Наше зрение не признает панорам. Взгляд перемещается с объекта на объект или переводит фокус резким скачком. Раскадровка только воспроизводит этот принцип. И расширяет его, позволяя перебрасывать взгляд без ограничения в пространстве и времени – визуализируя процесс осмысления увиденного.
«Основное психологическое оправдание монтажа как способа изображения материального мира в том именно и заключается, что он воспроизводит процесс, происходящий в нашем сознании, при котором один зрительный образ сменяется другим по мере того, как наше внимание привлекает та или иная деталь нашего окружения». Э. Линдгрен.
Действительно, для того, чтобы понять что-то, мы сначала обращаем внимание на общий абрис, затем мысленно разъединяем объект (или идею) на составляющие и наконец, поняв частное, снова собираем объект, но уже не как некий визуальный образ, а скорее как понятие уже личностного плана, где на сам объект наложено наше чувственно-эмоциональное отношение к нему.
Т.е. монтаж воспроизводит известную формулу «восприятие – анализ – синтез». Единственное отличие от обычного мышления лишь в том, что воспринимает и анализирует реальный объект съемки режиссер, а зритель должен сам синтезировать представленные ему части в законченный образ.
Но чтобы этот синтез был осуществим , зритель должен получить определенное количество информации об объекте съемки. Более того, чтобы создающийся зрителем образ был воспринят так, как задумано автором, в том числе и на чувственно-эмоциональном уровне, эта информация должна быть тщательно отобрана и подана в определенной последовательности.
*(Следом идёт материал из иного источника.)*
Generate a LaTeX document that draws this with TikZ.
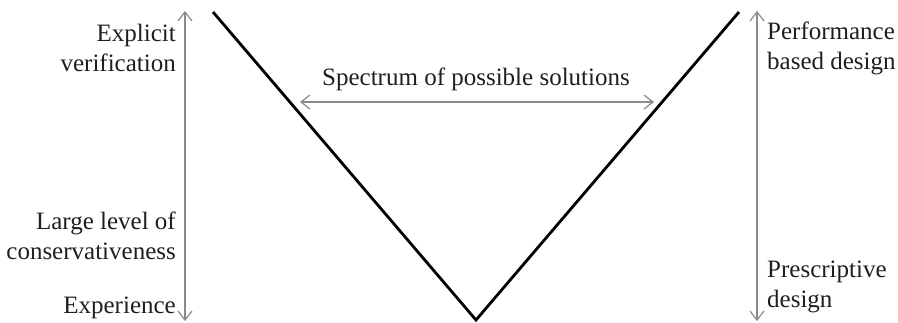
\documentclass[tikz,border=0pt]{standalone}
\usepackage{fontspec}
\setmainfont{Liberation Serif}
\usetikzlibrary{arrows.meta}
\definecolor{axisgray}{HTML}{8A8A8A}
\begin{document}
\begin{tikzpicture}[x=1pt,y=-1pt,
  vline/.style={line width=2.8pt,black,line join=miter},
  grayarrow/.style={axisgray,line width=1.3pt,{Straight Barb[length=9pt,width=14pt,line width=1.2pt]}-{Straight Barb[length=9pt,width=14pt,line width=1.2pt]}},
  lbl/.style={font=\fontsize{25}{30}\selectfont,inner sep=0pt,text=black!88}]
\useasboundingbox (0,0) rectangle (898,323);
% V shape
\coordinate (vl) at (213,12);
\coordinate (vb) at (476,320);
\coordinate (vr) at (739,12);
\draw[vline] (vl) -- (vb) -- (vr);
% axes
\coordinate (la) at (185,11);
\coordinate (lb) at (185,321);
\coordinate (ra) at (757,11);
\coordinate (rb) at (757,321);
\draw[grayarrow] (la) -- (lb);
\draw[grayarrow] (ra) -- (rb);
% spectrum arrow
\coordinate (sa) at (300,102);
\coordinate (sb) at (654,102);
\draw[grayarrow] (sa) -- (sb);
\node[lbl] (spec) at (476,79) {Spectrum of possible solutions};
% left labels
\node[lbl,align=right,anchor=east] (expl) at (176,48) {Explicit\\verification};
\node[lbl,align=right,anchor=east] (cons) at (176,236) {Large level of\\conservativeness};
\node[lbl,anchor=east] (exp) at (176,308) {Experience};
% right labels
\node[lbl,align=left,anchor=west] (perf) at (767,48) {Performance\\based design};
\node[lbl,align=left,anchor=west] (pres) at (767,287) {Prescriptive\\design};
\end{tikzpicture}
\end{document}
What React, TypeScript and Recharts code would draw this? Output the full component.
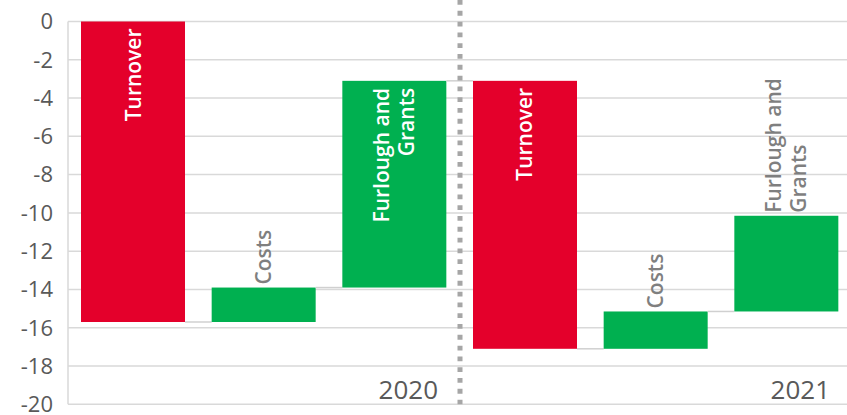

Т.е. основной задачей монтажа является не сборка, а отбор и сочетание элементов, осуществляемые по законам композиции для решения определенной художественной задачи. Вот из этого и вытекают все принципы и приемы монтажного языка, разработка которого началась в начале ХХ в., а закончится, скорее всего, не раньше, чем умрет само экранное искусство.
Попробуем разобраться с основными, пока самыми простыми лексическими, грамматическими и другими правилами, которые существуют в монтаже, как и в любом другом языке. Правила эти однозначно работают и на большом, и на малом экранах, их использование совершенно не зависит от формы и жанра – от большого кино до информационного сюжета они едины. Так же, как не зависит от жанра орфография, а ее нарушения могут использоваться только для передачи каких-то особых признаков персонажа при передачи его прямой речи. Все иные варианты считаются банальной безграмотностью как в большой литературе, так и в заметке для районной газеты. Аналогия здесь прямая.